By Jeff Siegel
You probably wouldn’t recognize him if you saw him on the street.
Heck, you probably don’t even know his name.
But Ali Al-Naimi is one of the most powerful men in the world.
As the Saudi oil minister and chairman of Saudi Aramco, Al-Naimi is not particularly popular with U.S. oil producers, especially after telling the media he didn’t care if oil prices crashed to $20 because it was not in the interest of OPEC producers to cut production regardless of price.
Still, he remains the most influential oilman on the planet. Listed as one of Forbes’ 50 most powerful people in the world, Ali Al-Naimi may not feel the love in Texas, but his influence is unquestionable.
So last week, when he made the following statement, the gatekeepers of the global energy economy blinked…
In Saudi Arabia, we recognize that eventually, one of these days, we’re not going to need fossil fuels. I don’t know when – 2040, 2050 or thereafter. So we have embarked on a program to develop solar energy. Hopefully, one of these days, instead of exporting fossil fuels, we will be exporting gigawatts of electric power.
Al-Naimi also added:
I believe solar will be even more economic than fossil fuels.
And he calls himself an oilman!
One of these days…
Sarcasm aside, Al-Naimi is right.
One of these days, we’re not going to need fossil fuels.
We’re not going to need gasoline or diesel to fuel our vehicles because in the future, our vehicles will not be reliant upon outdated internal combustion technology.
We’re not going to need coal or natural gas to juice up our grid because those resources will simply be too expensive and environmentally burdensome to rely upon.

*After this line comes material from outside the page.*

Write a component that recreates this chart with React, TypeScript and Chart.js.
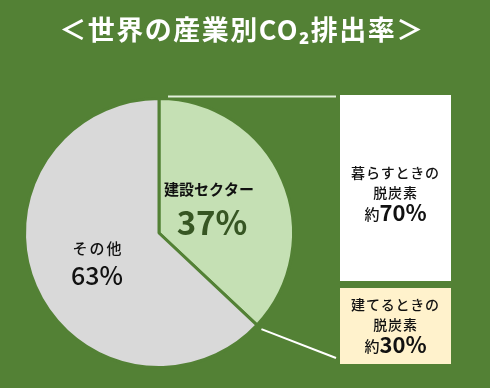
import React, { useEffect, useRef } from "react";
import { Chart, registerables } from "chart.js";

Chart.register(...registerables);

const title = "＜世界の産業別CO₂排出率＞";
const categories = ["建設セクター", "その他"];
const values = [37, 63];
const sliceColors = ["#C5E0B4", "#D9D9D9"];
const breakdownLabels = [["暮らすときの", "脱炭素"], ["建てるときの", "脱炭素"]];
const breakdownValues = [70, 30];
const breakdownColors = ["#FFFFFF", "#FFF2CC"];

const BG = "#538135";
const JP = '"Noto Sans CJK JP", "Noto Sans", sans-serif';

const overlay = {
  id: "overlay",
  beforeDraw(chart: any) {
    const ctx = chart.ctx;
    ctx.save();
    ctx.fillStyle = BG;
    ctx.fillRect(0, 0, chart.width, chart.height);
    ctx.restore();
  },
  afterDraw(chart: any) {
    const ctx = chart.ctx;
    const meta = chart.getDatasetMeta(0);
    const arc0 = meta.data[0];
    const { x: cx, y: cy, outerRadius } = arc0.getProps(["x", "y", "outerRadius"], true);
    ctx.save();
    // title
    ctx.fillStyle = "#FFFFFF";
    ctx.textAlign = "center";
    ctx.textBaseline = "middle";
    ctx.font = `bold 27px ${JP}`;
    ctx.letterSpacing = "1.5px";
    ctx.fillText(title, 242, 30);
    ctx.letterSpacing = "0px";

    // connector lines
    const endAngle = -Math.PI / 2 + (2 * Math.PI * values[0]) / 100;
    ctx.lineWidth = 2;
    ctx.strokeStyle = "#E2EFDA";
    ctx.beginPath();
    ctx.moveTo(cx + 9, cy - outerRadius - 2);
    ctx.lineTo(336, cy - outerRadius - 2);
    ctx.stroke();
    ctx.strokeStyle = "#FFFFFF";
    ctx.beginPath();
    ctx.moveTo(cx + Math.cos(endAngle) * (outerRadius + 6), cy + Math.sin(endAngle) * (outerRadius + 6));
    ctx.lineTo(336, 358);
    ctx.stroke();

    // boxes
    const boxes = [
      { x: 340, y: 95, w: 111, h: 186 },
      { x: 340, y: 288, w: 111, h: 76 },
    ];
    const textY = [
      [173, 193, 213],
      [305, 325, 345],
    ];
    boxes.forEach((b, i) => {
      ctx.fillStyle = breakdownColors[i];
      ctx.fillRect(b.x, b.y, b.w, b.h);
      const mx = b.x + b.w / 2;
      ctx.fillStyle = "#111111";
      ctx.font = `500 14px ${JP}`;
      ctx.textAlign = "center";
      ctx.letterSpacing = "0.8px";
      ctx.fillText(breakdownLabels[i][0], mx, textY[i][0]);
      ctx.fillText(breakdownLabels[i][1], mx, textY[i][1]);
      ctx.letterSpacing = "0px";
      // 約 + value%
      ctx.font = `500 15px ${JP}`;
      const pre = "約";
      const preW = ctx.measureText(pre).width;
      ctx.font = `bold 22px ${JP}`;
      const valTxt = `${breakdownValues[i]}%`;
      const valW = ctx.measureText(valTxt).width;
      const start = mx - (preW + valW) / 2;
      ctx.textAlign = "left";
      ctx.font = `500 15px ${JP}`;
      ctx.fillText(pre, start, textY[i][2] + 1);
      ctx.font = `bold 22px ${JP}`;
      ctx.fillText(valTxt, start + preW, textY[i][2]);
    });

    // slice labels
    ctx.textAlign = "center";
    ctx.fillStyle = "#111111";
    ctx.font = `bold 15px ${JP}`;
    ctx.fillText(categories[0], 209, 189);
    ctx.fillStyle = "#375623";
    ctx.font = `bold 33px ${JP}`;
    ctx.fillText(`${values[0]}%`, 212, 222);
    ctx.fillStyle = "#111111";
    ctx.font = `500 15px ${JP}`;
    ctx.letterSpacing = "2px";
    ctx.fillText(categories[1], 98, 248);
    ctx.letterSpacing = "0px";
    ctx.font = `500 25px ${JP}`;
    ctx.fillText(`${values[1]}%`, 97, 275);
    ctx.restore();
  },
};

export default function App() {
  const ref = useRef<HTMLCanvasElement>(null);
  useEffect(() => {
    document.body.style.margin = "0";
    const chart = new Chart(ref.current!, {
      type: "pie",
      data: {
        labels: categories,
        datasets: [
          {
            data: values,
            backgroundColor: sliceColors,
            borderColor: BG,
            borderWidth: 3,
          },
        ],
      },
      options: {
        animation: false,
        responsive: false,
        events: [],
        layout: { padding: { left: 23, right: 195, top: 97, bottom: 19 } },
        plugins: { legend: { display: false }, tooltip: { enabled: false }, title: { display: false } },
      },
      plugins: [overlay],
    });
    return () => chart.destroy();
  }, []);
  return (
    <div style={{ position: "fixed", left: 0, top: 0, width: 490, height: 388 }}>
      <canvas ref={ref} width={490} height={388} style={{ width: 490, height: 388, display: "block" }} />
    </div>
  );
}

But let me assure you, dear reader, that this “one of these days” scenario is pretty far off.
Although I’m without a doubt one of the biggest advocates for transitioning our energy economy to one that is primarily built on cleaner energy, moving from a fossil fuel-dominated world to a renewable energy-dominated world will take more than 25 to 35 years.
Renewable Energy is the Future
Don’t get me wrong; this transition is well underway. And those making the important investments in renewable energy today will be the dominant energy providers of tomorrow.
Don’t think for a second that companies like Tesla (NASDAQ: TSLA), Google (NASDAQ: GOOG), and Apple (NASDAQ: AAPL) are embracing cleaner energy because they’re run by a bunch of tree-huggers.
Renewable energy IS the future, and embracing it in its earliest stages is little more than a very smart investment decision.
By the end of this decade, solar will be competitive with all forms of fossil fuel power generation in nearly every city, town, and neighborhood on the planet. In some places, it’s already there.
New developments in energy storage are not 50 years away they’re here today. In another 10 to 15 years, innovations like Tesla’s Powerwall will be ubiquitous.
Electric cars not even representing 1% of all the cars on the road today will conquer 20% of the entire new car market in less than 15 years.
By 2030, we’ll be moving people and freight at speeds in excess of 500 miles per hour using hyperloop technology. Centuries-old rail systems will find new homes in museums, and short-range air travel will become almost non-existent.
But here’s the thing…
Even with all of these wonderful and exciting innovations that will move us forward as a global society, it’s highly unlikely that all of the world’s energy needs in 2050 will be met without the inclusion of fossil fuels.
That being said, the demand for fossil fuels is definitely going to decrease dramatically, and in a relatively short amount of time.
Your Grandkids Will Thank You
By 2030, 30% of the U.S. will be powered by renewables. And that’s a conservative estimate.
By 2040, we’ll be at 45%, and by 2050, we’ll be well above 70%.
As far as transportation is concerned, I suspect that by 2050, they won’t even be building internal combustion passenger vehicles anymore. Economically, environmentally, and socially, they just won’t make sense.
Electric cars and high-speed travel (powered almost exclusively by renewable energy) will be the norm, new drivers won’t even know how to put gas into a gas tank, and guys like Elon Musk and Jigar Shah will be in the history books as the most influential inventors and entrepreneurs of the 21st century.
As for you…
Well, if you approach investing as a long-term, sustainable avenue for wealth creation, do yourself a favor and commit at the very least a small portion of your portfolio to renewable energy. You’ll be happy you did, and your grandkids will thank you not just for the fat inheritance, but for the clean air and water, too!